McKenna’s remarks came during a press conference Wednesday afternoon, the first the PMA has held since it began negotiations with the ILWU on May 12, 2014. The PMA and ILWU are trying to negotiate a new contract to replace a pact that expired on July 1 of last year. The ILWU represents about 20,000 workers at 29 Weat Coast Ports along the West Coast of the United States.
McKenna said the PMA is proposing a “comprehensive and generous” five year contract and that "we are optimistic that we will get to some sort of sane conclusion here and that this thing will be settled amicably." In response to a question if the contract was a last, best and final offer, he only said it was a "best offer." He later said the PMA has concluded its latest offer is “as far as it can go” but McKenna stopped short of calling it management’s final offer, saying that negotiations will continue with the union.
He said PMA has offered to raise the wages of ILWU workers by three percent over each of the next five years and raise the base rate for workers form $35.68 per hour to $40.68 per hour. He noted that ILWU salaries are subject to “multipliers” where workers make more for having certain skills, working night shifts or overtime. McKenna said full time longshoremen make an average of $147,000 per year. The registered workforce will also be guaranteed 40 hours of work.
He said the PMA is also offering to continue the ILWU’s fully-paid health care program that costs employers $35,000 per year, which is in the top one percent in the nation. With a five year contract, he said the Affordable Care Act’s so-called “Cadillac tax” on high benefit health care plan would only come into effect in the last year and have a minimal impact in the next contract.
He said the PMA has offered to increase the ILWU pension 11 percent to $88,800 per year.
McKenna said there are also work rule and jurisdiction agreements, including one that meets the ILWU’s demand to maintain and repair truck chassis.
He said the union has recently made a demand that would allow it to unilaterally remove arbitrators who rule against them.

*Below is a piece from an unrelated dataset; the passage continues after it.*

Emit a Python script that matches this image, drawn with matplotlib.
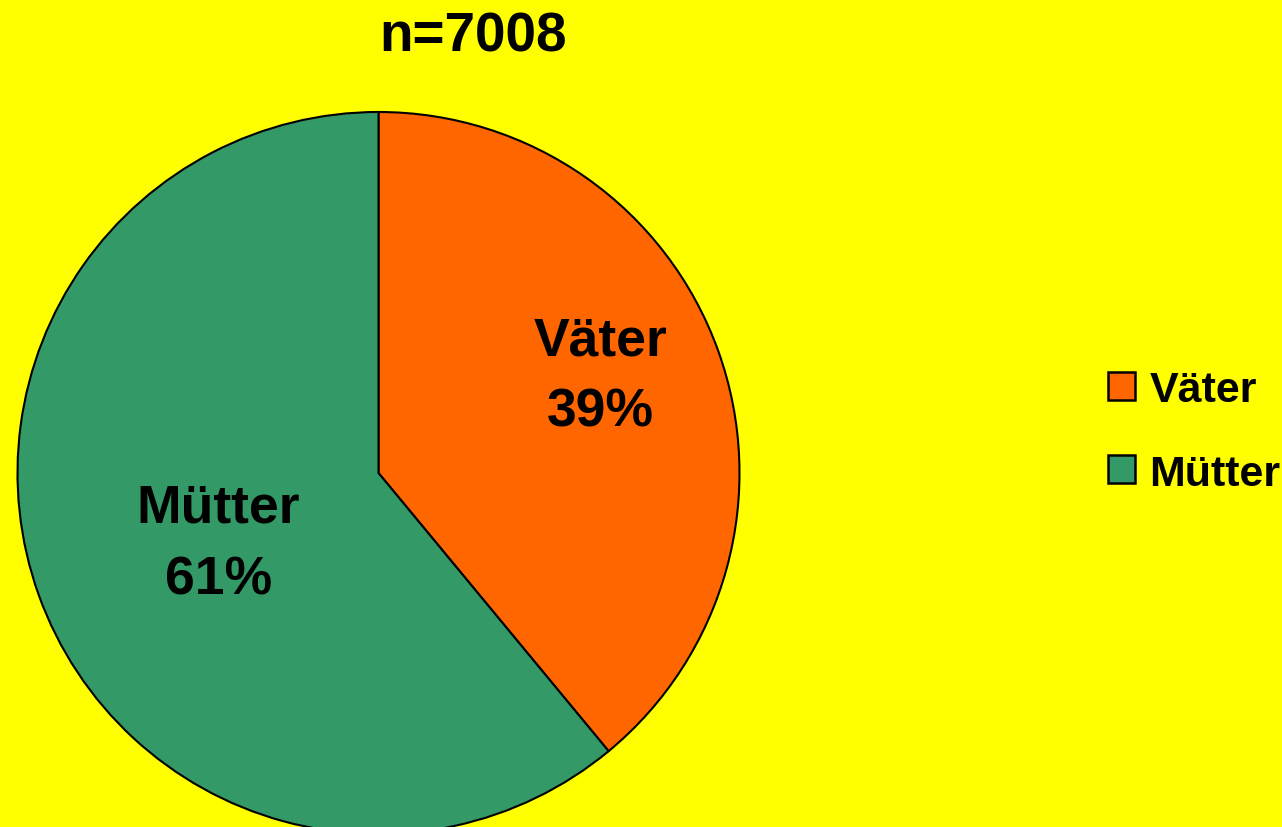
import matplotlib.pyplot as plt
from matplotlib.patches import Patch

labels = ['Väter', 'Mütter']
shares = [39, 61]
colors = ['#FF6600', '#339966']
n_total = 7008
# label centres in units of the pie radius
label_xy = [(0.615, 0.268), (-0.443, -0.195)]

plt.rcParams['font.family'] = ['Liberation Sans', 'DejaVu Sans']
plt.rcParams['font.weight'] = 'bold'

fig = plt.figure(figsize=(12.82, 8.28), dpi=100)
fig.set_facecolor('#FFFF00')

# square axes: centre (378.5,474) px, radius 361 px
cx, cy, r = 378.5, 828 - 474, 361
ax = fig.add_axes([(cx - r) / 1282, (cy - r) / 828, 2 * r / 1282, 2 * r / 828])
ax.set_facecolor('none')
wedges, _ = ax.pie(shares, colors=colors, startangle=90, counterclock=False,
                   radius=1, wedgeprops=dict(edgecolor='black', linewidth=1.5))
ax.set_xlim(-1, 1)
ax.set_ylim(-1, 1)
ax.axis('off')

for lab, val, (x, y) in zip(labels, shares, label_xy):
    ax.text(x, y, f"{lab}\n{val}%", ha='center', va='center',
            fontsize=38.5, fontweight='bold', linespacing=1.55)

fig.text(473 / 1282, 1 - 37 / 828, f"n={n_total}", ha='center', va='center',
         fontsize=39.5, fontweight='bold')

handles = [Patch(facecolor=c, edgecolor='black', linewidth=1.8) for c in colors]
fig.legend(handles, labels, loc='center left', bbox_to_anchor=(1108 / 1282, 1 - 433 / 828),
           frameon=False, fontsize=31, handlelength=0.63, handleheight=0.63,
           handletextpad=0.33, labelspacing=1.0, borderpad=0, borderaxespad=0)

fig.savefig('out.png', dpi=100, facecolor=fig.get_facecolor())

Repeating that the union is engaging in work slowdowns and refusing to dispatch qualified workers such as yard crane operators, aggravating port congestion, McKenna said the union “has to decide how much longer we are going to pay longshore workers to work slowly. These slowdowns are having the same result as a strike, except the workers are still getting a paycheck. These slowdowns need to stop. The terminals cannot withstand anymore. We are truly close to gridlock.”
“The system can only take so much,” he added. “At some point the system will collapse under its own weight.
“Long term, these slowdowns undermine the credibility of West Coast ports in an environment that is going to become more competitive with the expansion of the Panama Canal and the increase in trade with the East Coast via the Panama Canal," said Mckenna. "A lot is at stake here — millions of jobs, and trillions of economic impact hanging in the balance. It’s time to conclude these negotiations and get our ports working again.”